◆ Task details ◆
Exactly as written, quote every line that follows, skipping the images.

## BEGIN

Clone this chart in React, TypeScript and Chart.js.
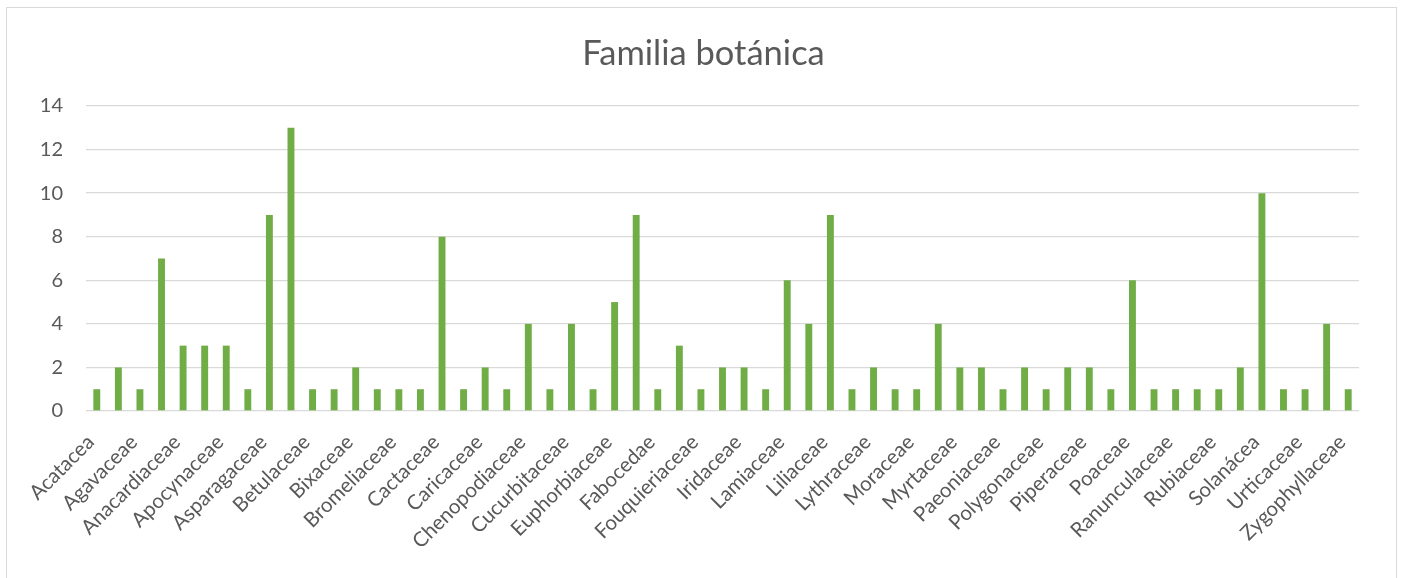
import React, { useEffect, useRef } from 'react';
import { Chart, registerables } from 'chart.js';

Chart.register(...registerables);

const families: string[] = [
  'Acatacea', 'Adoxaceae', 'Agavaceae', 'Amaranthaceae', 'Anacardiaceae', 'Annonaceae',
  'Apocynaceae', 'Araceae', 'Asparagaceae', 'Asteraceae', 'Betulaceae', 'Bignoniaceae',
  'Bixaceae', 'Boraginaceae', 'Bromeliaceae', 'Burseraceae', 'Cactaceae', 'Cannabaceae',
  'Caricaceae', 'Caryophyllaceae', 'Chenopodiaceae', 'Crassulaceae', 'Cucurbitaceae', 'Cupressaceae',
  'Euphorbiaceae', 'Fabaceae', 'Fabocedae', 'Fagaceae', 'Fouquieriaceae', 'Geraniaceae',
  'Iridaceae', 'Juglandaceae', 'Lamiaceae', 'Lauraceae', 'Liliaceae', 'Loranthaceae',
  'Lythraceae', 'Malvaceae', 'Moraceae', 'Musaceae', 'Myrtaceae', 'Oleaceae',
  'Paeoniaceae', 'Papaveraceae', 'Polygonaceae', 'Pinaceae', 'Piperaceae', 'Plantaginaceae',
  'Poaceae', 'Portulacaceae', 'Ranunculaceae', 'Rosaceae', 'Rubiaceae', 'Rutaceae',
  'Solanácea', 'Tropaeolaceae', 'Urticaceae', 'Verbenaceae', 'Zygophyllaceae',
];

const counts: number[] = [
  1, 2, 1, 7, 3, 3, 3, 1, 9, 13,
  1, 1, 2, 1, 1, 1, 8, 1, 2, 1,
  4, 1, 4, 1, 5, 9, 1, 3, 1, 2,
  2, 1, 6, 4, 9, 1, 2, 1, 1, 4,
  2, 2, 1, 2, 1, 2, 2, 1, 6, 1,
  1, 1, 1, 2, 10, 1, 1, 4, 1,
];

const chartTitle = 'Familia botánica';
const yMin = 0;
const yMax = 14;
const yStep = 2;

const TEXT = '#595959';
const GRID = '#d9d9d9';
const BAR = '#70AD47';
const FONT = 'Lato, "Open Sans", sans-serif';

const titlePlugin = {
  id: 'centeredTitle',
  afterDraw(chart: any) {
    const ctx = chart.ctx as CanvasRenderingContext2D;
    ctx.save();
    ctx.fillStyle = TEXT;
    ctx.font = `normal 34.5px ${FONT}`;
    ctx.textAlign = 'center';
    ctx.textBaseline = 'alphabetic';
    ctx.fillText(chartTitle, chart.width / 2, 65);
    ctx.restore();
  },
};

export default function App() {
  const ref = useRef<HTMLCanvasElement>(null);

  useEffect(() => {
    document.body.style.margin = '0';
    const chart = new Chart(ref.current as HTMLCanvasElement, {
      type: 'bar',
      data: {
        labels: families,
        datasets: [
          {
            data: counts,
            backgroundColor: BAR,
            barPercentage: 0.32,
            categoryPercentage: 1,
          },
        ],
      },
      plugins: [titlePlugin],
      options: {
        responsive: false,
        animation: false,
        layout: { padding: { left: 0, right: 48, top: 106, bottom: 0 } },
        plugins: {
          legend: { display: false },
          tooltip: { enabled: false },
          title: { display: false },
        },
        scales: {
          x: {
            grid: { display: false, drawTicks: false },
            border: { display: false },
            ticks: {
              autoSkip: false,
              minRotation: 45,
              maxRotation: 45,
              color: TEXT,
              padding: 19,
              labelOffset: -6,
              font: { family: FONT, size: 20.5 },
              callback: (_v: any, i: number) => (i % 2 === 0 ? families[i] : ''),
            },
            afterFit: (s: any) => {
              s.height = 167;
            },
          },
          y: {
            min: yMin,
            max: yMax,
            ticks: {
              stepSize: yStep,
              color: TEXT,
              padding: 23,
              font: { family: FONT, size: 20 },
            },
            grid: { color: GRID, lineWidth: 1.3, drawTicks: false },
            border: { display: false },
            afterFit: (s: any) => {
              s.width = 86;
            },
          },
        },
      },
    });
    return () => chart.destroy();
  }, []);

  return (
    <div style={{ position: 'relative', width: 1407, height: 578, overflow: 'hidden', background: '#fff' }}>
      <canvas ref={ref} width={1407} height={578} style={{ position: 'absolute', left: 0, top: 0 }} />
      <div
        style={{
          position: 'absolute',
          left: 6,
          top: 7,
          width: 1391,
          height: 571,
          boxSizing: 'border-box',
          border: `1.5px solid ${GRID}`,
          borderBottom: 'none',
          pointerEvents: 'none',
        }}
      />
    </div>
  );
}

## END

◆ Complete answer ◆
Clone this chart in React, TypeScript and Chart.js.
import React, { useEffect, useRef } from 'react';
import { Chart, registerables } from 'chart.js';

Chart.register(...registerables);

const families: string[] = [
  'Acatacea', 'Adoxaceae', 'Agavaceae', 'Amaranthaceae', 'Anacardiaceae', 'Annonaceae',
  'Apocynaceae', 'Araceae', 'Asparagaceae', 'Asteraceae', 'Betulaceae', 'Bignoniaceae',
  'Bixaceae', 'Boraginaceae', 'Bromeliaceae', 'Burseraceae', 'Cactaceae', 'Cannabaceae',
  'Caricaceae', 'Caryophyllaceae', 'Chenopodiaceae', 'Crassulaceae', 'Cucurbitaceae', 'Cupressaceae',
  'Euphorbiaceae', 'Fabaceae', 'Fabocedae', 'Fagaceae', 'Fouquieriaceae', 'Geraniaceae',
  'Iridaceae', 'Juglandaceae', 'Lamiaceae', 'Lauraceae', 'Liliaceae', 'Loranthaceae',
  'Lythraceae', 'Malvaceae', 'Moraceae', 'Musaceae', 'Myrtaceae', 'Oleaceae',
  'Paeoniaceae', 'Papaveraceae', 'Polygonaceae', 'Pinaceae', 'Piperaceae', 'Plantaginaceae',
  'Poaceae', 'Portulacaceae', 'Ranunculaceae', 'Rosaceae', 'Rubiaceae', 'Rutaceae',
  'Solanácea', 'Tropaeolaceae', 'Urticaceae', 'Verbenaceae', 'Zygophyllaceae',
];

const counts: number[] = [
  1, 2, 1, 7, 3, 3, 3, 1, 9, 13,
  1, 1, 2, 1, 1, 1, 8, 1, 2, 1,
  4, 1, 4, 1, 5, 9, 1, 3, 1, 2,
  2, 1, 6, 4, 9, 1, 2, 1, 1, 4,
  2, 2, 1, 2, 1, 2, 2, 1, 6, 1,
  1, 1, 1, 2, 10, 1, 1, 4, 1,
];

const chartTitle = 'Familia botánica';
const yMin = 0;
const yMax = 14;
const yStep = 2;

const TEXT = '#595959';
const GRID = '#d9d9d9';
const BAR = '#70AD47';
const FONT = 'Lato, "Open Sans", sans-serif';

const titlePlugin = {
  id: 'centeredTitle',
  afterDraw(chart: any) {
    const ctx = chart.ctx as CanvasRenderingContext2D;
    ctx.save();
    ctx.fillStyle = TEXT;
    ctx.font = `normal 34.5px ${FONT}`;
    ctx.textAlign = 'center';
    ctx.textBaseline = 'alphabetic';
    ctx.fillText(chartTitle, chart.width / 2, 65);
    ctx.restore();
  },
};

export default function App() {
  const ref = useRef<HTMLCanvasElement>(null);

  useEffect(() => {
    document.body.style.margin = '0';
    const chart = new Chart(ref.current as HTMLCanvasElement, {
      type: 'bar',
      data: {
        labels: families,
        datasets: [
          {
            data: counts,
            backgroundColor: BAR,
            barPercentage: 0.32,
            categoryPercentage: 1,
          },
        ],
      },
      plugins: [titlePlugin],
      options: {
        responsive: false,
        animation: false,
        layout: { padding: { left: 0, right: 48, top: 106, bottom: 0 } },
        plugins: {
          legend: { display: false },
          tooltip: { enabled: false },
          title: { display: false },
        },
        scales: {
          x: {
            grid: { display: false, drawTicks: false },
            border: { display: false },
            ticks: {
              autoSkip: false,
              minRotation: 45,
              maxRotation: 45,
              color: TEXT,
              padding: 19,
              labelOffset: -6,
              font: { family: FONT, size: 20.5 },
              callback: (_v: any, i: number) => (i % 2 === 0 ? families[i] : ''),
            },
            afterFit: (s: any) => {
              s.height = 167;
            },
          },
          y: {
            min: yMin,
            max: yMax,
            ticks: {
              stepSize: yStep,
              color: TEXT,
              padding: 23,
              font: { family: FONT, size: 20 },
            },
            grid: { color: GRID, lineWidth: 1.3, drawTicks: false },
            border: { display: false },
            afterFit: (s: any) => {
              s.width = 86;
            },
          },
        },
      },
    });
    return () => chart.destroy();
  }, []);

  return (
    <div style={{ position: 'relative', width: 1407, height: 578, overflow: 'hidden', background: '#fff' }}>
      <canvas ref={ref} width={1407} height={578} style={{ position: 'absolute', left: 0, top: 0 }} />
      <div
        style={{
          position: 'absolute',
          left: 6,
          top: 7,
          width: 1391,
          height: 571,
          boxSizing: 'border-box',
          border: `1.5px solid ${GRID}`,
          borderBottom: 'none',
          pointerEvents: 'none',
        }}
      />
    </div>
  );
}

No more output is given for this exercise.